Aim
Your task is to reproduce, verbatim and without pictures, the lines from the opening of the listing through the line containing "import pandas as pd".

Data provided
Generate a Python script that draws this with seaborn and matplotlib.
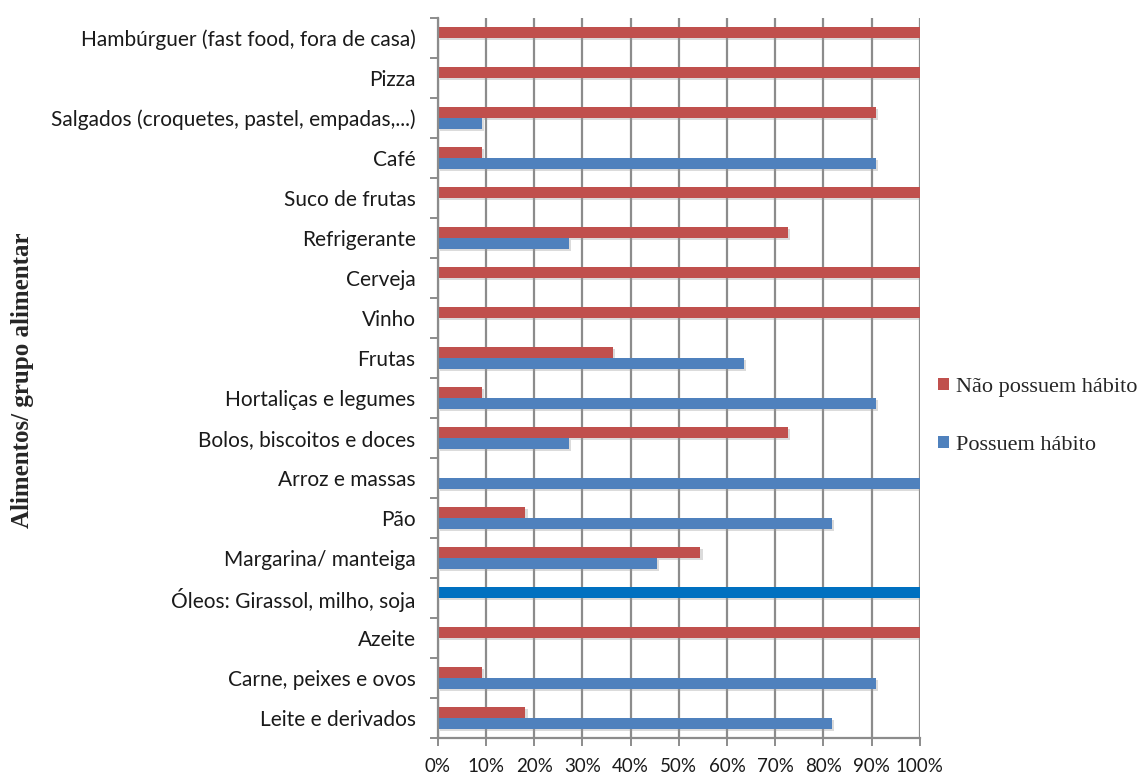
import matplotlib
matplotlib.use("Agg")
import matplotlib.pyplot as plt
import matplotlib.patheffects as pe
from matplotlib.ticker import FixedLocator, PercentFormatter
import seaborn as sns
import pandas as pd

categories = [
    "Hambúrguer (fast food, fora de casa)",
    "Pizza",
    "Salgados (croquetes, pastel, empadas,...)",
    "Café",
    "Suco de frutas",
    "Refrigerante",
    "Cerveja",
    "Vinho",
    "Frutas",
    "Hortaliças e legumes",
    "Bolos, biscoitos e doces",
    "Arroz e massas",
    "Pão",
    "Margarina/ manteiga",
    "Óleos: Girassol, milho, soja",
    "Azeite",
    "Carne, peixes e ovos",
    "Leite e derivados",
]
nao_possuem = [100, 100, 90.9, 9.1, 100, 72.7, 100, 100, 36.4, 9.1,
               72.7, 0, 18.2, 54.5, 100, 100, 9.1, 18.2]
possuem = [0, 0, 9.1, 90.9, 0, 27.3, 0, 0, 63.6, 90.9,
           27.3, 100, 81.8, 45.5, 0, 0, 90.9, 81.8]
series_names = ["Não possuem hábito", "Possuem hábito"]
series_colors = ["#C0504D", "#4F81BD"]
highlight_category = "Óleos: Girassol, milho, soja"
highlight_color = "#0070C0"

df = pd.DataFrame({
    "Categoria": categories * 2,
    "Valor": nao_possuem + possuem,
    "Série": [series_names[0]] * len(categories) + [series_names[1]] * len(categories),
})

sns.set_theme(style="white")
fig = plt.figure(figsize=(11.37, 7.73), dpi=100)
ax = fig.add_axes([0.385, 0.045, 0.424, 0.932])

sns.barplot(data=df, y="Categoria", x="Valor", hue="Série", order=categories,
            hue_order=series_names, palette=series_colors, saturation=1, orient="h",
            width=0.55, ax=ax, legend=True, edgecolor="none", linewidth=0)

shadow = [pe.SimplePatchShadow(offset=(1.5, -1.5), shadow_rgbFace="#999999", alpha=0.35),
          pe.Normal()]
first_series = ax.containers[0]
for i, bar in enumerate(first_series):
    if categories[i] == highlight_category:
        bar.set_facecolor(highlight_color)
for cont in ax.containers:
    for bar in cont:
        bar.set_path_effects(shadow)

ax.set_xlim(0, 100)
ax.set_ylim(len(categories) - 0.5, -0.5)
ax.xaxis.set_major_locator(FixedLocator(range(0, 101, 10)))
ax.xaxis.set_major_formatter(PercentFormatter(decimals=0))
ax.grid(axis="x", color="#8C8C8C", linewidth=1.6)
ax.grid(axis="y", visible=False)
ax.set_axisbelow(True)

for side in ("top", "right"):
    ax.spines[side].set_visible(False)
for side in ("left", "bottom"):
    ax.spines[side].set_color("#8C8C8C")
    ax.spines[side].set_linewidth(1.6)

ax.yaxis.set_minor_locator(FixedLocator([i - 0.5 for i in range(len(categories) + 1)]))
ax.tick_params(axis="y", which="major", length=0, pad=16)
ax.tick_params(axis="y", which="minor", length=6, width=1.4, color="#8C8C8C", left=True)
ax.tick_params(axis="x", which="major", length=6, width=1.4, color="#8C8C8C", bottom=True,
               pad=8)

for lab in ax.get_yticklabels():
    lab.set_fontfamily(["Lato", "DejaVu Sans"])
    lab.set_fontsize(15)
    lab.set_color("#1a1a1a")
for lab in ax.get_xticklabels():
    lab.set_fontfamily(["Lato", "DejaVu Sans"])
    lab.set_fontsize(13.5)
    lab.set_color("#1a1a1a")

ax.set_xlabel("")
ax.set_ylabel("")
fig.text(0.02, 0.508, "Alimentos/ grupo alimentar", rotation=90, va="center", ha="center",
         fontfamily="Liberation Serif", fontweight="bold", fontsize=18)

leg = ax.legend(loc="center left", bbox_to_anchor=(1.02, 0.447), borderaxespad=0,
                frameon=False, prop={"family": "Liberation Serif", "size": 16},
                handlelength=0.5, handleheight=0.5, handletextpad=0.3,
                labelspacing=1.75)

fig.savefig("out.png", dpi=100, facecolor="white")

Reply to the exercise
Generate a Python script that draws this with seaborn and matplotlib.
import matplotlib
matplotlib.use("Agg")
import matplotlib.pyplot as plt
import matplotlib.patheffects as pe
from matplotlib.ticker import FixedLocator, PercentFormatter
import seaborn as sns
import pandas as pd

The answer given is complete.